#### [Information provided]
- - -

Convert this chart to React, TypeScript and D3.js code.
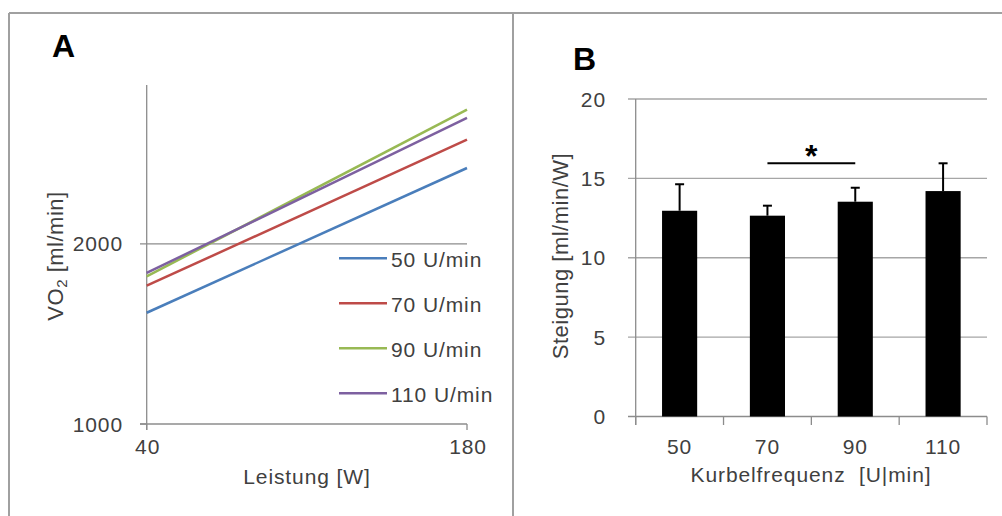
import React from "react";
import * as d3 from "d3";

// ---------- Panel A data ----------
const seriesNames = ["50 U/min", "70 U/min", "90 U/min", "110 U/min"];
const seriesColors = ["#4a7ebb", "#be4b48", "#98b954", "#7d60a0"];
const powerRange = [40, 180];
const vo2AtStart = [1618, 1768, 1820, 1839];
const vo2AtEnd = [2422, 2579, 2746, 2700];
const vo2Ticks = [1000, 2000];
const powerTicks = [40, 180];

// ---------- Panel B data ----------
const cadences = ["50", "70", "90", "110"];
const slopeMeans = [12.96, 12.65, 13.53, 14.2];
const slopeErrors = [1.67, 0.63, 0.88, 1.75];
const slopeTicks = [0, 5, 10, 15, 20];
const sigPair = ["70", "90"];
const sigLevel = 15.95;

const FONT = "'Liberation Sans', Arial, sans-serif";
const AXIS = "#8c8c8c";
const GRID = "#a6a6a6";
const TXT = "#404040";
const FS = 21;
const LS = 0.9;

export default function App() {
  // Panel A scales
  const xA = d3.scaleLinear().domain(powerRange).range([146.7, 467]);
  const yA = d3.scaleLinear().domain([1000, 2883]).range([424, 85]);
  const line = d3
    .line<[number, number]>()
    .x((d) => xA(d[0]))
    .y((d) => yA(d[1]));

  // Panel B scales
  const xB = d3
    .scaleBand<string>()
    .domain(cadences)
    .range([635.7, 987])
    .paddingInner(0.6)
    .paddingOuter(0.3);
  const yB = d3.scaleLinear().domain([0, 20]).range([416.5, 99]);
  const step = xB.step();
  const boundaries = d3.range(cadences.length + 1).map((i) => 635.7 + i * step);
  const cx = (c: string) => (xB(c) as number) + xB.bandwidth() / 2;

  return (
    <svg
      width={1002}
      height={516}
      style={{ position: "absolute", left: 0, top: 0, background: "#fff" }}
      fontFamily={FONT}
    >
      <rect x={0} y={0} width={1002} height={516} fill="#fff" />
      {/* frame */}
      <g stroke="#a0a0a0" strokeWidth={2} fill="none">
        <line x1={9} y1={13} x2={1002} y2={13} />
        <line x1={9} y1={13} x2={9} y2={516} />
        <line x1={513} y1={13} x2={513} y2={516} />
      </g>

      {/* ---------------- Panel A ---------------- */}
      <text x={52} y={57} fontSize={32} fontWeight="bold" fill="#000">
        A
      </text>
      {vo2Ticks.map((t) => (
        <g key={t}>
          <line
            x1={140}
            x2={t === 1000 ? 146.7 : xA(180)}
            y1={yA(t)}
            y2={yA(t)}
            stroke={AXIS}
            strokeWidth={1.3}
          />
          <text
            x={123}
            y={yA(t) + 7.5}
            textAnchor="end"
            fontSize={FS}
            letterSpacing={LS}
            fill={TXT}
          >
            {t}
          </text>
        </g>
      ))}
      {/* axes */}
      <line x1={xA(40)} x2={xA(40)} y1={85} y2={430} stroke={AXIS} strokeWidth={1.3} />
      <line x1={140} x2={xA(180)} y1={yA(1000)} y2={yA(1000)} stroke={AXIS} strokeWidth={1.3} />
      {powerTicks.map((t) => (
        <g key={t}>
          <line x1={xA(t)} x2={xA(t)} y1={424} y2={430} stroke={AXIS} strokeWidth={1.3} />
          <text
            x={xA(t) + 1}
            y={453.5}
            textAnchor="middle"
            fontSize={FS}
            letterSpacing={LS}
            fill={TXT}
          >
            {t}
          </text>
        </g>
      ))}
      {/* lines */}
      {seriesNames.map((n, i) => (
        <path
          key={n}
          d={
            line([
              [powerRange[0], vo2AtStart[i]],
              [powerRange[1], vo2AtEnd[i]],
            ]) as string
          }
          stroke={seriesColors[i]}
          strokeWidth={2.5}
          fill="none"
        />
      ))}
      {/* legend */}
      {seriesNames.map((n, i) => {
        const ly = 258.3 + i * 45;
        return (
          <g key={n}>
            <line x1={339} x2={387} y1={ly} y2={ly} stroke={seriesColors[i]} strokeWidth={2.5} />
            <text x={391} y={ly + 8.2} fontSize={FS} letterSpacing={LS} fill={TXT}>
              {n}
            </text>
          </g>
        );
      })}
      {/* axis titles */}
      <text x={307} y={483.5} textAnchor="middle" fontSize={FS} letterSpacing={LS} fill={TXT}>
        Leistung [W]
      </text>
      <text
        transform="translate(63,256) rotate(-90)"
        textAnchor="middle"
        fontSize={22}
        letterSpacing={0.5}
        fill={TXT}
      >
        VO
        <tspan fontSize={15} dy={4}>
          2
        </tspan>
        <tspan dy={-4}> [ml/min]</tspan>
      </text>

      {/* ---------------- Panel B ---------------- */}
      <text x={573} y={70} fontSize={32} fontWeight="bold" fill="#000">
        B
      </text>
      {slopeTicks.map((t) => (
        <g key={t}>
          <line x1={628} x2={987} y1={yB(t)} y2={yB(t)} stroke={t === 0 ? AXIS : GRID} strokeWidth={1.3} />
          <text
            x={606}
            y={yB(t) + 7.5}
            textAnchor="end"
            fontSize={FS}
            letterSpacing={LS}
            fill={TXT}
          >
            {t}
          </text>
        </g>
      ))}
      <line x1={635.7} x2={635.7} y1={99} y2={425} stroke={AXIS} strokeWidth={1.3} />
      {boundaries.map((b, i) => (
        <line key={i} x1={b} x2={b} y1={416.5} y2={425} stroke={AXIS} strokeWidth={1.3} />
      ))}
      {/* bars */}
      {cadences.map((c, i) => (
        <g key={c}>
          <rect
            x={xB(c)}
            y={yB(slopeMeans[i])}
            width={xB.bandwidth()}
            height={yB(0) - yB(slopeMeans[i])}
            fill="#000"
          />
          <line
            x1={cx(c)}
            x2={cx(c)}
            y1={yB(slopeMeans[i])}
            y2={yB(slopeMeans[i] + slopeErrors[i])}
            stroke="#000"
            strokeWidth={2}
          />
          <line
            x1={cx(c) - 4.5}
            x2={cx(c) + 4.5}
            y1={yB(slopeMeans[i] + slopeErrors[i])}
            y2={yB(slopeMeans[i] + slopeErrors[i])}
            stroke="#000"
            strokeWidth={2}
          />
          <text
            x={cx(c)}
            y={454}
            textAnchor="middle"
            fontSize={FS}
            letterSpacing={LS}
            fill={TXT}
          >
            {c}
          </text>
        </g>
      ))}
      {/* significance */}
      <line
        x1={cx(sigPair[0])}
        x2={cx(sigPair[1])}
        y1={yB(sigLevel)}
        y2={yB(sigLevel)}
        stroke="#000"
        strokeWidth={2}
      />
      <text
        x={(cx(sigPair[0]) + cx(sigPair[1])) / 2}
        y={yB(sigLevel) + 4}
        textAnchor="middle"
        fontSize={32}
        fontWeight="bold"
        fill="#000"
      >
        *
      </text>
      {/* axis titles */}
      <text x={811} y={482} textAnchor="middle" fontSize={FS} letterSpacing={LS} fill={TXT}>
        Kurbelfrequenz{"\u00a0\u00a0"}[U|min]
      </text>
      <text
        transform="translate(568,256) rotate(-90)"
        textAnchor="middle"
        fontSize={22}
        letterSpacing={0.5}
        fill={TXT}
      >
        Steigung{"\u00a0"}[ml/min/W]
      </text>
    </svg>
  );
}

- - -

#### [Task details]
The data should be printed again unchanged; leave its pictures out.

#### [Reply]
Convert this chart to React, TypeScript and D3.js code.
import React from "react";
import * as d3 from "d3";

// ---------- Panel A data ----------
const seriesNames = ["50 U/min", "70 U/min", "90 U/min", "110 U/min"];
const seriesColors = ["#4a7ebb", "#be4b48", "#98b954", "#7d60a0"];
const powerRange = [40, 180];
const vo2AtStart = [1618, 1768, 1820, 1839];
const vo2AtEnd = [2422, 2579, 2746, 2700];
const vo2Ticks = [1000, 2000];
const powerTicks = [40, 180];

// ---------- Panel B data ----------
const cadences = ["50", "70", "90", "110"];
const slopeMeans = [12.96, 12.65, 13.53, 14.2];
const slopeErrors = [1.67, 0.63, 0.88, 1.75];
const slopeTicks = [0, 5, 10, 15, 20];
const sigPair = ["70", "90"];
const sigLevel = 15.95;

const FONT = "'Liberation Sans', Arial, sans-serif";
const AXIS = "#8c8c8c";
const GRID = "#a6a6a6";
const TXT = "#404040";
const FS = 21;
const LS = 0.9;

export default function App() {
  // Panel A scales
  const xA = d3.scaleLinear().domain(powerRange).range([146.7, 467]);
  const yA = d3.scaleLinear().domain([1000, 2883]).range([424, 85]);
  const line = d3
    .line<[number, number]>()
    .x((d) => xA(d[0]))
    .y((d) => yA(d[1]));

  // Panel B scales
  const xB = d3
    .scaleBand<string>()
    .domain(cadences)
    .range([635.7, 987])
    .paddingInner(0.6)
    .paddingOuter(0.3);
  const yB = d3.scaleLinear().domain([0, 20]).range([416.5, 99]);
  const step = xB.step();
  const boundaries = d3.range(cadences.length + 1).map((i) => 635.7 + i * step);
  const cx = (c: string) => (xB(c) as number) + xB.bandwidth() / 2;

  return (
    <svg
      width={1002}
      height={516}
      style={{ position: "absolute", left: 0, top: 0, background: "#fff" }}
      fontFamily={FONT}
    >
      <rect x={0} y={0} width={1002} height={516} fill="#fff" />
      {/* frame */}
      <g stroke="#a0a0a0" strokeWidth={2} fill="none">
        <line x1={9} y1={13} x2={1002} y2={13} />
        <line x1={9} y1={13} x2={9} y2={516} />
        <line x1={513} y1={13} x2={513} y2={516} />
      </g>

      {/* ---------------- Panel A ---------------- */}
      <text x={52} y={57} fontSize={32} fontWeight="bold" fill="#000">
        A
      </text>
      {vo2Ticks.map((t) => (
        <g key={t}>
          <line
            x1={140}
            x2={t === 1000 ? 146.7 : xA(180)}
            y1={yA(t)}
            y2={yA(t)}
            stroke={AXIS}
            strokeWidth={1.3}
          />
          <text
            x={123}
            y={yA(t) + 7.5}
            textAnchor="end"
            fontSize={FS}
            letterSpacing={LS}
            fill={TXT}
          >
            {t}
          </text>
        </g>
      ))}
      {/* axes */}
      <line x1={xA(40)} x2={xA(40)} y1={85} y2={430} stroke={AXIS} strokeWidth={1.3} />
      <line x1={140} x2={xA(180)} y1={yA(1000)} y2={yA(1000)} stroke={AXIS} strokeWidth={1.3} />
      {powerTicks.map((t) => (
        <g key={t}>
          <line x1={xA(t)} x2={xA(t)} y1={424} y2={430} stroke={AXIS} strokeWidth={1.3} />
          <text
            x={xA(t) + 1}
            y={453.5}
            textAnchor="middle"
            fontSize={FS}
            letterSpacing={LS}
            fill={TXT}
          >
            {t}
          </text>
        </g>
      ))}
      {/* lines */}
      {seriesNames.map((n, i) => (
        <path
          key={n}
          d={
            line([
              [powerRange[0], vo2AtStart[i]],
              [powerRange[1], vo2AtEnd[i]],
            ]) as string
          }
          stroke={seriesColors[i]}
          strokeWidth={2.5}
          fill="none"
        />
      ))}
      {/* legend */}
      {seriesNames.map((n, i) => {
        const ly = 258.3 + i * 45;
        return (
          <g key={n}>
            <line x1={339} x2={387} y1={ly} y2={ly} stroke={seriesColors[i]} strokeWidth={2.5} />
            <text x={391} y={ly + 8.2} fontSize={FS} letterSpacing={LS} fill={TXT}>
              {n}
            </text>
          </g>
        );
      })}
      {/* axis titles */}
      <text x={307} y={483.5} textAnchor="middle" fontSize={FS} letterSpacing={LS} fill={TXT}>
        Leistung [W]
      </text>
      <text
        transform="translate(63,256) rotate(-90)"
        textAnchor="middle"
        fontSize={22}
        letterSpacing={0.5}
        fill={TXT}
      >
        VO
        <tspan fontSize={15} dy={4}>
          2
        </tspan>
        <tspan dy={-4}> [ml/min]</tspan>
      </text>

      {/* ---------------- Panel B ---------------- */}
      <text x={573} y={70} fontSize={32} fontWeight="bold" fill="#000">
        B
      </text>
      {slopeTicks.map((t) => (
        <g key={t}>
          <line x1={628} x2={987} y1={yB(t)} y2={yB(t)} stroke={t === 0 ? AXIS : GRID} strokeWidth={1.3} />
          <text
            x={606}
            y={yB(t) + 7.5}
            textAnchor="end"
            fontSize={FS}
            letterSpacing={LS}
            fill={TXT}
          >
            {t}
          </text>
        </g>
      ))}
      <line x1={635.7} x2={635.7} y1={99} y2={425} stroke={AXIS} strokeWidth={1.3} />
      {boundaries.map((b, i) => (
        <line key={i} x1={b} x2={b} y1={416.5} y2={425} stroke={AXIS} strokeWidth={1.3} />
      ))}
      {/* bars */}
      {cadences.map((c, i) => (
        <g key={c}>
          <rect
            x={xB(c)}
            y={yB(slopeMeans[i])}
            width={xB.bandwidth()}
            height={yB(0) - yB(slopeMeans[i])}
            fill="#000"
          />
          <line
            x1={cx(c)}
            x2={cx(c)}
            y1={yB(slopeMeans[i])}
            y2={yB(slopeMeans[i] + slopeErrors[i])}
            stroke="#000"
            strokeWidth={2}
          />
          <line
            x1={cx(c) - 4.5}
            x2={cx(c) + 4.5}
            y1={yB(slopeMeans[i] + slopeErrors[i])}
            y2={yB(slopeMeans[i] + slopeErrors[i])}
            stroke="#000"
            strokeWidth={2}
          />
          <text
            x={cx(c)}
            y={454}
            textAnchor="middle"
            fontSize={FS}
            letterSpacing={LS}
            fill={TXT}
          >
            {c}
          </text>
        </g>
      ))}
      {/* significance */}
      <line
        x1={cx(sigPair[0])}
        x2={cx(sigPair[1])}
        y1={yB(sigLevel)}
        y2={yB(sigLevel)}
        stroke="#000"
        strokeWidth={2}
      />
      <text
        x={(cx(sigPair[0]) + cx(sigPair[1])) / 2}
        y={yB(sigLevel) + 4}
        textAnchor="middle"
        fontSize={32}
        fontWeight="bold"
        fill="#000"
      >
        *
      </text>
      {/* axis titles */}
      <text x={811} y={482} textAnchor="middle" fontSize={FS} letterSpacing={LS} fill={TXT}>
        Kurbelfrequenz{"\u00a0\u00a0"}[U|min]
      </text>
      <text
        transform="translate(568,256) rotate(-90)"
        textAnchor="middle"
        fontSize={22}
        letterSpacing={0.5}
        fill={TXT}
      >
        Steigung{"\u00a0"}[ml/min/W]
      </text>
    </svg>
  );
}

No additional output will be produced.